Situation – Similar to the above point regarding issues that might be specific to a relationship, the question about whether an issue is related to a specific situation is also a necessary consideration.  Of course, this point overlaps with the above point about the child’s personality, however there is still a possibility that it can be isolated and considered in singularity.  Small children, who have little exposure to other children and therefore little opportunity to learn social skills, might consistently behave in an overly aggressive manner with other children are present.  The opposite is also true for children, in that they might behave with tremendous shyness and not engage at all with other children.  This is the point which might be the easiest of all,  to declare that further information or observation is needed before being able to say that a child needs “professional” help.  Typically, at first point of contact with a professional, a common question is about how often the behaviour is occurring and in how many different settings.   The use of the word, behaviour, is intentional because depending on the age of children, much of what a child feels, will be displayed in their behaviour.
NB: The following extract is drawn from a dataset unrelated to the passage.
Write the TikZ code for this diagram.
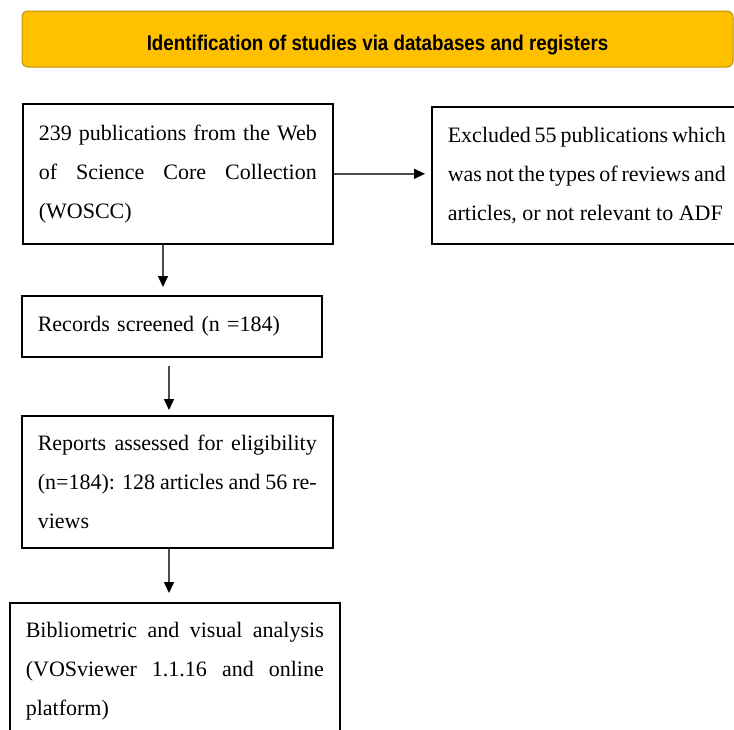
\documentclass[tikz,border=0pt]{standalone}
\usepackage{fontspec}
\setmainfont{Liberation Serif}
\newfontfamily\cabfont{Liberation Sans}
\usepackage{tikz}
\usetikzlibrary{
    positioning,
    arrows.meta
}
\definecolor{oro}{HTML}{FFC000}
\definecolor{orobord}{HTML}{BF9000}
\tikzset{
    >=Stealth,
    caja/.style={
        draw,
        line width=1.6pt,
        anchor=north west,
        inner xsep=16pt,
        inner ysep=0pt,
        align=justify,
        font=\fontsize{22}{39}\selectfont
    },
    flecha/.style={
        ->,
        line width=1.4pt,
        draw=black!70,
        >={Triangle[length=11pt,width=10pt,color=black]}
    }
}

\begin{document}
\begin{tikzpicture}[
    x=1pt,
    y=-1pt
]

    \useasboundingbox (0,0) rectangle (734,729);

    % Cabecera
    \node[
        draw=orobord,
        fill=oro,
        line width=1pt,
        rounded corners=6pt,
        minimum width=711pt,
        minimum height=56pt,
        text height=22pt,
        text depth=0pt,
        font=\cabfont\bfseries\fontsize{21.3}{24}\selectfont
    ] (titulo) at (377.5,39) {\scalebox{0.88}[1]{Identification of studies via databases and registers}};

    % Cajas
    \node[caja, text width=278pt, minimum height=140pt] (wos) at (22,103)
        {239 publications from the Web\linebreak of Science Core Collection\linebreak (WOSCC)};
    \node[caja, text width=278pt, minimum height=137pt] (excl) at (431,106)
        {Excluded 55 publications which\linebreak was not the types of reviews and\linebreak articles, or not relevant to ADF};
    \node[caja, text width=268pt, minimum height=61pt, align=left] (cribado) at (21,295)
        {Records screened (n =184)};
    \node[caja, text width=279pt, minimum height=132pt] (informes) at (21,415)
        {Reports assessed for eligibility\linebreak (n=184): 128 articles and 56 re-\linebreak views};
    \node[caja, text width=298pt, minimum height=136pt] (analisis) at (9,602)
        {Bibliometric and visual analysis\linebreak (VOSviewer 1.1.16 and online\linebreak platform)};

    % Ejes de las flechas
    \coordinate (ejeA) at (163,0);
    \coordinate (ejeB) at (169,0);

    % Flechas
    \draw[flecha, shorten >=6pt]
        (wos.east) -- (wos.east -| excl.west);
    \draw[flecha, shorten >=8pt]
        (wos.south -| ejeA) -- (cribado.north -| ejeA);
    \draw[flecha, shorten <=8pt, shorten >=5pt]
        (cribado.south -| ejeB) -- (informes.north -| ejeB);
    \draw[flecha, shorten >=9pt]
        (informes.south -| ejeB) -- (analisis.north -| ejeB);

\end{tikzpicture}
\end{document}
Impact – Regarding point #4, the importance here is about how much of an impact the behaviour has on the child, to the point where they are no longer learning other skills, or not being exposed to other situations, that they should as a course of their developmental stage.  For example, youth who experience anxiety or intense nervousness, might restrict themselves from going out with other youth.  Children who do not like experiencing a certain feeling when exposed to something, might avoid it as a coping strategy.  Too much avoidance at any time, about anything, is never a good thing.  And here, preference is not to be used as an excuse when avoidance is the real goal of the youth or child.  For example, “I don’t like going to the playground!”  “I don’t like talking to people.”

Development – Finally, and another logical step following #4, is about what is appropriate for a child or youth developmentally.  Left unaddressed, children and youth miss out on vital opportunities to develop skills that are necessary for them in leading a productive, independent and satisfactory life, if their avoidant behaviour prevents them from learning.  The child who might avoid playing with others because they are afraid that someone will not like them, never gets the chance to experience what is normal for the majority of the human race.  Without the chance to experience, there is no chance to develop skills.

Ultimately the decision to consult a counsellor is a decision that will be different for every individual because of individual levels of tolerance or acceptance of behaviours as normal.   My best advice is to consider viewing the child or youth with as much objectivity as you can muster.  Ask the child or youth questions if you don’t know the answer or are not sure about whether you are right about your “guesses”.